▸ **What is being asked**
The records that follow are to be transcribed in full, without their images.

▸ **Given data**
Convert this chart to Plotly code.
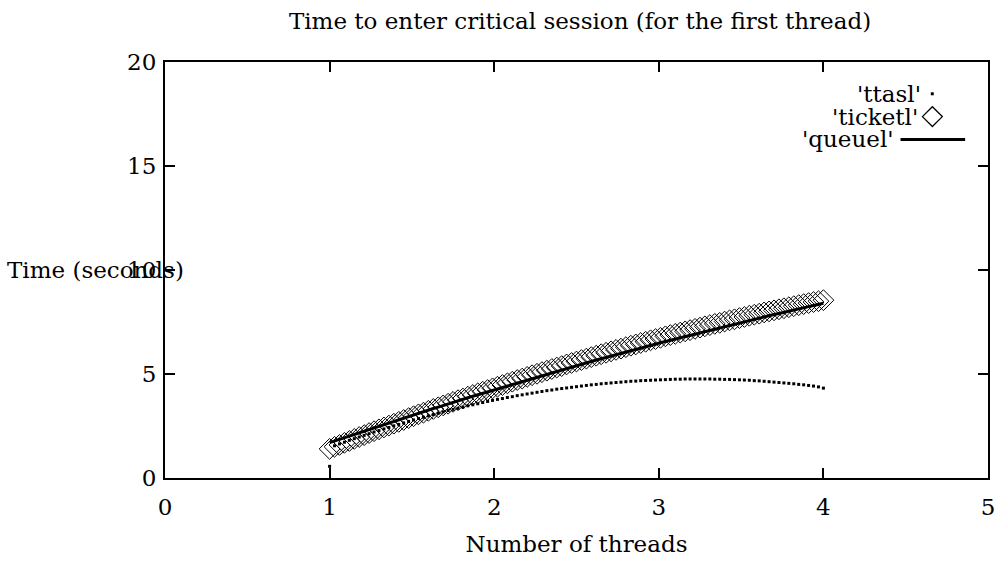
import plotly.graph_objects as go

x_threads = [round(1 + 0.03 * i, 2) for i in range(101)]

ttasl = [0.56, 1.55, 1.64, 1.72, 1.81, 1.89, 1.97, 2.05, 2.13, 2.21, 2.28,
         2.36, 2.43, 2.51, 2.58, 2.65, 2.72, 2.79, 2.86, 2.92, 2.99,
         3.05, 3.11, 3.18, 3.24, 3.30, 3.35, 3.41, 3.47, 3.52, 3.57,
         3.63, 3.68, 3.73, 3.78, 3.82, 3.87, 3.91, 3.96, 4.00, 4.04,
         4.08, 4.12, 4.16, 4.20, 4.23, 4.27, 4.30, 4.33, 4.36, 4.39,
         4.42, 4.45, 4.48, 4.50, 4.53, 4.55, 4.57, 4.59, 4.61, 4.63,
         4.65, 4.66, 4.68, 4.69, 4.70, 4.71, 4.72, 4.73, 4.74, 4.75,
         4.75, 4.76, 4.76, 4.76, 4.76, 4.76, 4.76, 4.75, 4.75, 4.74,
         4.74, 4.73, 4.72, 4.71, 4.70, 4.68, 4.67, 4.65, 4.63, 4.61,
         4.59, 4.57, 4.55, 4.53, 4.50, 4.48, 4.45, 4.42, 4.38, 4.32]

ticketl = [1.40, 1.50, 1.59, 1.69, 1.78, 1.88, 1.97, 2.06, 2.16, 2.25, 2.34,
           2.43, 2.52, 2.61, 2.70, 2.79, 2.88, 2.97, 3.06, 3.14, 3.23,
           3.32, 3.40, 3.49, 3.57, 3.66, 3.74, 3.82, 3.91, 3.99, 4.07,
           4.15, 4.23, 4.31, 4.39, 4.47, 4.55, 4.63, 4.71, 4.78, 4.86,
           4.94, 5.01, 5.09, 5.16, 5.24, 5.31, 5.38, 5.46, 5.53, 5.60,
           5.67, 5.74, 5.81, 5.88, 5.95, 6.02, 6.09, 6.16, 6.22, 6.29,
           6.36, 6.42, 6.49, 6.55, 6.62, 6.68, 6.74, 6.81, 6.87, 6.93,
           6.99, 7.05, 7.11, 7.17, 7.23, 7.29, 7.35, 7.41, 7.46, 7.52,
           7.58, 7.63, 7.69, 7.74, 7.80, 7.85, 7.90, 7.96, 8.01, 8.06,
           8.11, 8.16, 8.21, 8.26, 8.31, 8.36, 8.41, 8.46, 8.50, 8.55]

queuel = [1.70, 1.78, 1.86, 1.94, 2.02, 2.10, 2.18, 2.26, 2.34, 2.42, 2.50,
          2.57, 2.65, 2.73, 2.81, 2.88, 2.96, 3.04, 3.11, 3.19, 3.26,
          3.34, 3.41, 3.49, 3.56, 3.64, 3.71, 3.79, 3.86, 3.93, 4.00,
          4.08, 4.15, 4.22, 4.29, 4.36, 4.44, 4.51, 4.58, 4.65, 4.72,
          4.79, 4.86, 4.92, 4.99, 5.06, 5.13, 5.20, 5.27, 5.33, 5.40,
          5.47, 5.53, 5.60, 5.67, 5.73, 5.80, 5.86, 5.93, 5.99, 6.06,
          6.12, 6.18, 6.25, 6.31, 6.37, 6.44, 6.50, 6.56, 6.62, 6.68,
          6.75, 6.81, 6.87, 6.93, 6.99, 7.05, 7.11, 7.17, 7.23, 7.28,
          7.34, 7.40, 7.46, 7.52, 7.57, 7.63, 7.69, 7.74, 7.80, 7.86,
          7.91, 7.97, 8.02, 8.08, 8.13, 8.19, 8.24, 8.29, 8.35, 8.40]

series_names = ["'ttasl'", "'ticketl'", "'queuel'"]
x_ticks = [0, 1, 2, 3, 4, 5]
y_ticks = [0, 5, 10, 15, 20]

FONT = "DejaVu Serif"
FS = 23

fig = go.Figure()
fig.add_trace(go.Scatter(x=x_threads, y=ttasl, mode="markers", name=series_names[0],
                         marker=dict(symbol="square", size=3, color="black", line=dict(width=0))))
fig.add_trace(go.Scatter(x=x_threads, y=ticketl, mode="markers", name=series_names[1],
                         marker=dict(symbol="diamond-open", size=16, color="black",
                                     line=dict(width=1, color="black"))))
fig.add_trace(go.Scatter(x=x_threads, y=queuel, mode="lines", name=series_names[2],
                         line=dict(color="black", width=3)))

axis_common = dict(showline=True, linecolor="black", linewidth=2, mirror="ticks",
                   ticks="inside", ticklen=10, tickwidth=2, tickcolor="black",
                   showgrid=False, zeroline=False,
                   tickfont=dict(family=FONT, size=FS, color="black"))

fig.update_layout(
    width=1007, height=565,
    margin=dict(l=165, r=14, t=62, b=84),
    paper_bgcolor="white", plot_bgcolor="white",
    showlegend=False,
    title=dict(text="Time to enter critical session (for the first thread)",
               x=0.576, xanchor="center", y=0.963, yanchor="middle",
               font=dict(family=FONT, size=FS, color="black")),
    xaxis=dict(range=[0, 5], tickvals=x_ticks, ticklabelstandoff=7, **axis_common),
    yaxis=dict(range=[0, 20], tickvals=y_ticks, ticklabelstandoff=2, **axis_common),
)
fig.update_xaxes(title=dict(text="Number of threads", font=dict(family=FONT, size=FS, color="black"),
                            standoff=17))

# Y axis label (gnuplot style, horizontal, overlapping the tick label as in the original)
fig.add_annotation(text="Time (seconds)", xref="paper", yref="paper",
                   x=-0.0845, y=0.501, xanchor="center", yanchor="middle", showarrow=False,
                   font=dict(family=FONT, size=FS, color="black"))

# Legend (gnuplot style: text then sample on the right)
leg_y = [0.9236, 0.8687, 0.8138]
leg_x_right = [0.9195, 0.9165, 0.8868]
for name, yy, xr in zip(series_names, leg_y, leg_x_right):
    fig.add_annotation(text=name, xref="paper", yref="paper", x=xr, y=yy,
                       xanchor="right", yanchor="middle", showarrow=False, borderpad=0,
                       font=dict(family=FONT, size=FS, color="black"))
# sample for ttasl: small square dot
fig.add_shape(type="rect", xref="paper", yref="paper",
              x0=0.9305, x1=0.9341, y0=leg_y[0] - 0.0036, y1=leg_y[0] + 0.0036,
              fillcolor="black", line=dict(width=0))
# sample for ticketl: open diamond
cx, cy, dx, dy = 0.9324, leg_y[1], 0.0121, 0.0239
fig.add_shape(type="path", xref="paper", yref="paper",
              path=f"M {cx-dx},{cy} L {cx},{cy+dy} L {cx+dx},{cy} L {cx},{cy-dy} Z",
              line=dict(color="black", width=1.3))
# sample for queuel: line
fig.add_shape(type="line", xref="paper", yref="paper",
              x0=0.8937, x1=0.9722, y0=leg_y[2], y1=leg_y[2],
              line=dict(color="black", width=3))

fig.write_html("out.html")
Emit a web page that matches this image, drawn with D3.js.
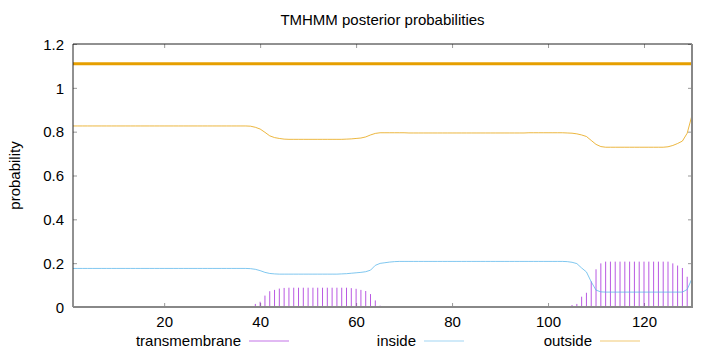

▸ **Result**
Convert this chart to Plotly code.
import plotly.graph_objects as go

x_threads = [round(1 + 0.03 * i, 2) for i in range(101)]

ttasl = [0.56, 1.55, 1.64, 1.72, 1.81, 1.89, 1.97, 2.05, 2.13, 2.21, 2.28,
         2.36, 2.43, 2.51, 2.58, 2.65, 2.72, 2.79, 2.86, 2.92, 2.99,
         3.05, 3.11, 3.18, 3.24, 3.30, 3.35, 3.41, 3.47, 3.52, 3.57,
         3.63, 3.68, 3.73, 3.78, 3.82, 3.87, 3.91, 3.96, 4.00, 4.04,
         4.08, 4.12, 4.16, 4.20, 4.23, 4.27, 4.30, 4.33, 4.36, 4.39,
         4.42, 4.45, 4.48, 4.50, 4.53, 4.55, 4.57, 4.59, 4.61, 4.63,
         4.65, 4.66, 4.68, 4.69, 4.70, 4.71, 4.72, 4.73, 4.74, 4.75,
         4.75, 4.76, 4.76, 4.76, 4.76, 4.76, 4.76, 4.75, 4.75, 4.74,
         4.74, 4.73, 4.72, 4.71, 4.70, 4.68, 4.67, 4.65, 4.63, 4.61,
         4.59, 4.57, 4.55, 4.53, 4.50, 4.48, 4.45, 4.42, 4.38, 4.32]

ticketl = [1.40, 1.50, 1.59, 1.69, 1.78, 1.88, 1.97, 2.06, 2.16, 2.25, 2.34,
           2.43, 2.52, 2.61, 2.70, 2.79, 2.88, 2.97, 3.06, 3.14, 3.23,
           3.32, 3.40, 3.49, 3.57, 3.66, 3.74, 3.82, 3.91, 3.99, 4.07,
           4.15, 4.23, 4.31, 4.39, 4.47, 4.55, 4.63, 4.71, 4.78, 4.86,
           4.94, 5.01, 5.09, 5.16, 5.24, 5.31, 5.38, 5.46, 5.53, 5.60,
           5.67, 5.74, 5.81, 5.88, 5.95, 6.02, 6.09, 6.16, 6.22, 6.29,
           6.36, 6.42, 6.49, 6.55, 6.62, 6.68, 6.74, 6.81, 6.87, 6.93,
           6.99, 7.05, 7.11, 7.17, 7.23, 7.29, 7.35, 7.41, 7.46, 7.52,
           7.58, 7.63, 7.69, 7.74, 7.80, 7.85, 7.90, 7.96, 8.01, 8.06,
           8.11, 8.16, 8.21, 8.26, 8.31, 8.36, 8.41, 8.46, 8.50, 8.55]

queuel = [1.70, 1.78, 1.86, 1.94, 2.02, 2.10, 2.18, 2.26, 2.34, 2.42, 2.50,
          2.57, 2.65, 2.73, 2.81, 2.88, 2.96, 3.04, 3.11, 3.19, 3.26,
          3.34, 3.41, 3.49, 3.56, 3.64, 3.71, 3.79, 3.86, 3.93, 4.00,
          4.08, 4.15, 4.22, 4.29, 4.36, 4.44, 4.51, 4.58, 4.65, 4.72,
          4.79, 4.86, 4.92, 4.99, 5.06, 5.13, 5.20, 5.27, 5.33, 5.40,
          5.47, 5.53, 5.60, 5.67, 5.73, 5.80, 5.86, 5.93, 5.99, 6.06,
          6.12, 6.18, 6.25, 6.31, 6.37, 6.44, 6.50, 6.56, 6.62, 6.68,
          6.75, 6.81, 6.87, 6.93, 6.99, 7.05, 7.11, 7.17, 7.23, 7.28,
          7.34, 7.40, 7.46, 7.52, 7.57, 7.63, 7.69, 7.74, 7.80, 7.86,
          7.91, 7.97, 8.02, 8.08, 8.13, 8.19, 8.24, 8.29, 8.35, 8.40]

series_names = ["'ttasl'", "'ticketl'", "'queuel'"]
x_ticks = [0, 1, 2, 3, 4, 5]
y_ticks = [0, 5, 10, 15, 20]

FONT = "DejaVu Serif"
FS = 23

fig = go.Figure()
fig.add_trace(go.Scatter(x=x_threads, y=ttasl, mode="markers", name=series_names[0],
                         marker=dict(symbol="square", size=3, color="black", line=dict(width=0))))
fig.add_trace(go.Scatter(x=x_threads, y=ticketl, mode="markers", name=series_names[1],
                         marker=dict(symbol="diamond-open", size=16, color="black",
                                     line=dict(width=1, color="black"))))
fig.add_trace(go.Scatter(x=x_threads, y=queuel, mode="lines", name=series_names[2],
                         line=dict(color="black", width=3)))

axis_common = dict(showline=True, linecolor="black", linewidth=2, mirror="ticks",
                   ticks="inside", ticklen=10, tickwidth=2, tickcolor="black",
                   showgrid=False, zeroline=False,
                   tickfont=dict(family=FONT, size=FS, color="black"))

fig.update_layout(
    width=1007, height=565,
    margin=dict(l=165, r=14, t=62, b=84),
    paper_bgcolor="white", plot_bgcolor="white",
    showlegend=False,
    title=dict(text="Time to enter critical session (for the first thread)",
               x=0.576, xanchor="center", y=0.963, yanchor="middle",
               font=dict(family=FONT, size=FS, color="black")),
    xaxis=dict(range=[0, 5], tickvals=x_ticks, ticklabelstandoff=7, **axis_common),
    yaxis=dict(range=[0, 20], tickvals=y_ticks, ticklabelstandoff=2, **axis_common),
)
fig.update_xaxes(title=dict(text="Number of threads", font=dict(family=FONT, size=FS, color="black"),
                            standoff=17))

# Y axis label (gnuplot style, horizontal, overlapping the tick label as in the original)
fig.add_annotation(text="Time (seconds)", xref="paper", yref="paper",
                   x=-0.0845, y=0.501, xanchor="center", yanchor="middle", showarrow=False,
                   font=dict(family=FONT, size=FS, color="black"))

# Legend (gnuplot style: text then sample on the right)
leg_y = [0.9236, 0.8687, 0.8138]
leg_x_right = [0.9195, 0.9165, 0.8868]
for name, yy, xr in zip(series_names, leg_y, leg_x_right):
    fig.add_annotation(text=name, xref="paper", yref="paper", x=xr, y=yy,
                       xanchor="right", yanchor="middle", showarrow=False, borderpad=0,
                       font=dict(family=FONT, size=FS, color="black"))
# sample for ttasl: small square dot
fig.add_shape(type="rect", xref="paper", yref="paper",
              x0=0.9305, x1=0.9341, y0=leg_y[0] - 0.0036, y1=leg_y[0] + 0.0036,
              fillcolor="black", line=dict(width=0))
# sample for ticketl: open diamond
cx, cy, dx, dy = 0.9324, leg_y[1], 0.0121, 0.0239
fig.add_shape(type="path", xref="paper", yref="paper",
              path=f"M {cx-dx},{cy} L {cx},{cy+dy} L {cx+dx},{cy} L {cx},{cy-dy} Z",
              line=dict(color="black", width=1.3))
# sample for queuel: line
fig.add_shape(type="line", xref="paper", yref="paper",
              x0=0.8937, x1=0.9722, y0=leg_y[2], y1=leg_y[2],
              line=dict(color="black", width=3))

fig.write_html("out.html")
Emit a web page that matches this image, drawn with D3.js.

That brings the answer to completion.